Thirty-one percent of people who glance at the headline of this article don’t need it. You can move on.
Here is how I know. I have been honored to be named a “Thought Leader for Financial Advisors” by BrightTALK, a worldwide, very high-end webinar platform. One way they develop their business is to select “thought leaders” who are invited to deliver a webinar which is, of course, presented on their state-of-the-art platform.
Presenters like the honor. I get introduced to people I would not otherwise meet, and my clients are introduced to the BrightTALK platform. It’s totally win-win. On Jan. 30, I presented “Business Planning 2013.” I have posted this webinar as well as “Business Planning 2012” at www.billgood.com/2yearplan.
During the presentation, I asked a question, “Do you have a business plan?” One feature of the BrightTALK platform is a “voting” capability. The answers were:
- Yes, but it’s all in my head. (34%)
- Yes, but I don’t refer to it. (3%)
- Yes, but it needs some improvement. (31%)
- Yes, and it’s in pretty good shape. (17%)
- Yes, and I refer to it frequently, updating it as necessary. (14%)
If you are one of these last two categories, go read something else. I probably cannot help you. But if your plan “needs some improvement,” or worse, stick with me. I’ll show you how to improve your planning process.
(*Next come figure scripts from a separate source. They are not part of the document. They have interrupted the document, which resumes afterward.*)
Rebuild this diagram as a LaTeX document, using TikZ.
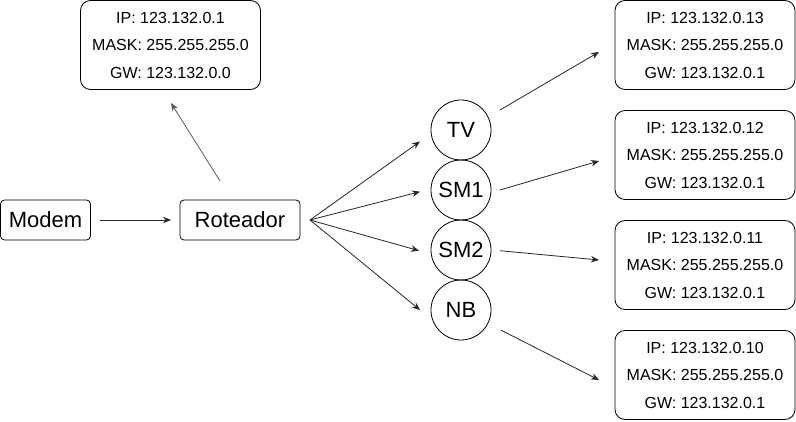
\documentclass[tikz,border=0pt]{standalone}
\usepackage{fontspec}
\setmainfont{Liberation Sans}
\usetikzlibrary{arrows.meta}
\tikzset{
  info/.style={draw, rounded corners=10pt, minimum width=180pt, minimum height=89pt, inner sep=0pt, outer sep=0pt, align=center, font=\fontsize{16}{27.5}\selectfont, line width=0.8pt},
  dev/.style={draw, rounded corners=4pt, minimum height=40pt, inner sep=0pt, outer sep=0pt, font=\fontsize{22}{26}\selectfont, line width=0.8pt},
  circ/.style={draw, circle, minimum size=60pt, inner sep=0pt, outer sep=0pt, font=\fontsize{22}{26}\selectfont, line width=0.8pt},
  arr/.style={-{Stealth[length=8pt,width=6.5pt]}, line width=0.8pt, draw=black!85}
}
\begin{document}
\begin{tikzpicture}[x=1pt,y=-1pt]
\useasboundingbox (0,0) rectangle (796,422);
\node[dev, minimum width=90pt] (modem) at (45.5,220) {Modem};
\node[dev, minimum width=120pt] (rot) at (240,220) {Roteador};
\node[info] (gw) at (170.5,45) {IP: 123.132.0.1\\MASK: 255.255.255.0\\GW: 123.132.0.0};
\node[circ] (tv) at (461,130) {TV};
\node[circ] (sm1) at (461,190) {SM1};
\node[circ] (sm2) at (461,250) {SM2};
\node[circ] (nb) at (461,310) {NB};
\node[info] (b1) at (705,45) {IP: 123.132.0.13\\MASK: 255.255.255.0\\GW: 123.132.0.1};
\node[info] (b2) at (705,155) {IP: 123.132.0.12\\MASK: 255.255.255.0\\GW: 123.132.0.1};
\node[info] (b3) at (705,265) {IP: 123.132.0.11\\MASK: 255.255.255.0\\GW: 123.132.0.1};
\node[info] (b4) at (705,375) {IP: 123.132.0.10\\MASK: 255.255.255.0\\GW: 123.132.0.1};
\draw[arr] ([xshift=9.5pt]modem.east) -- ([xshift=-9pt]rot.west);
\draw[arr, draw=black!65] ([shift={(-20,-19)}]rot.north) -- ([shift={(0.5,13.5)}]gw.south);
\draw[arr] ([xshift=10pt]rot.east) -- ([shift={(-41,11.5)}]tv.center);
\draw[arr] ([xshift=10pt]rot.east) -- ([shift={(-41,1.7)}]sm1.center);
\draw[arr] ([xshift=10pt]rot.east) -- ([shift={(-42,0.7)}]sm2.center);
\draw[arr] ([xshift=10pt]rot.east) -- ([shift={(-41,0)}]nb.center);
\draw[arr] ([shift={(39,-20)}]tv.center) -- ([shift={(-16,7)}]b1.west);
\draw[arr] ([shift={(39,0)}]sm1.center) -- ([shift={(-16,6)}]b2.west);
\draw[arr] ([shift={(39,0.7)}]sm2.center) -- ([shift={(-16,-5)}]b3.west);
\draw[arr] ([shift={(39.7,20)}]nb.center) -- ([shift={(-16,5)}]b4.west);
\end{tikzpicture}
\end{document}
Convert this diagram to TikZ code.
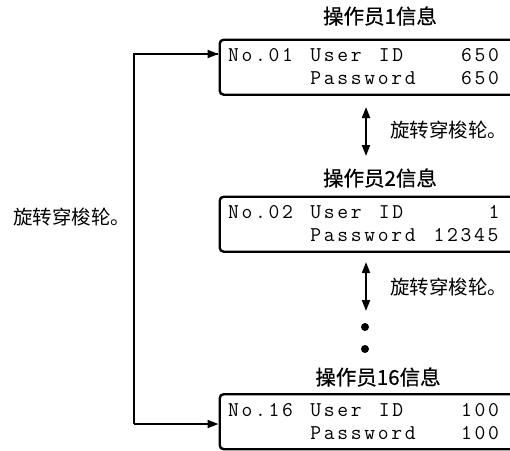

Yogi Berra gave the obvious answer. “If you don’t know where you are going, you might wind up somewhere else.” But there are several other answers. They include: “Sleep better.” “Think better.” “Trigger creative ideas.” “Get more done in less time.”
Think I’m kidding? Spend a few hours following the procedure I am outlining here and enjoy these and other benefits.
At the foundation of my planning discipline are these steps: (1) Write it down. (2) Categorize it. (3) Prioritize it. (4) Based on priority, get it done sooner or later.
Here is an example. I recently figured out how to use a particular feature of Amazon.com to help people write better seminar invitations. I know that sounds far-fetched, but it’s quite magic. I decided to call an online article I’ll soon write about it, “Amazon Magic Tricks.”
So let’s apply the planning process.
(1) Write it down. I did that.
(2) Categorize: To do this, you have to have a framework consisting of objectives, sub-objectives and tasks. The objectives and sub-objectives are your categories. In this case, I decided this belonged in the category, “Research Magazine Folder.”
(3) Prioritize: Here’s a tip. For me, prioritizing is a two-step process.
I prioritize within a category, such as ideas for blog articles. “High priority” is a task I want to accomplish in the next week. “Highest priority” needs to be done in the next day or so.
Then, once a week, generally Saturday morning, I can review all my categorized items, upgrading some to high priority and downgrading others. From my “high priority” list, I select my “highest priority” items. That’s what I will get done in the next week.
(4) Get it done. “Amazon Magic Tricks” is a “high priority.” But you can be assured it will become highest before this article is published.
To go through the four planning steps I just outlined, you need a planning framework.
If your plan includes lots of tasks, you need some software help. Doing this on paper or even in a Microsoft Word document is messy at best. At worst, stuff gets lost. As of right now, I have 144 tasks I’m managing. For me, task management software is a life saver.
I have checked out countless programs to help me keep track of my plan. The best I have found is Swift To-Do List. I have posted a link to it over on my 2-year-plan page, where you will also find links to the two business planning webinars I did for BrightTALK.
This screen shot from Swift demonstrates what I mean by “planning framework.”
You write it down. You categorize it. It’s obviously related to your objective “Develop invitation different from competition.”
In prioritizing, you consider many factors. As you study it, you remember you need to turn in your invitation to compliance in two weeks. It earns a high priority. On Saturday, when reviewing your tasks, you move it to “highest.”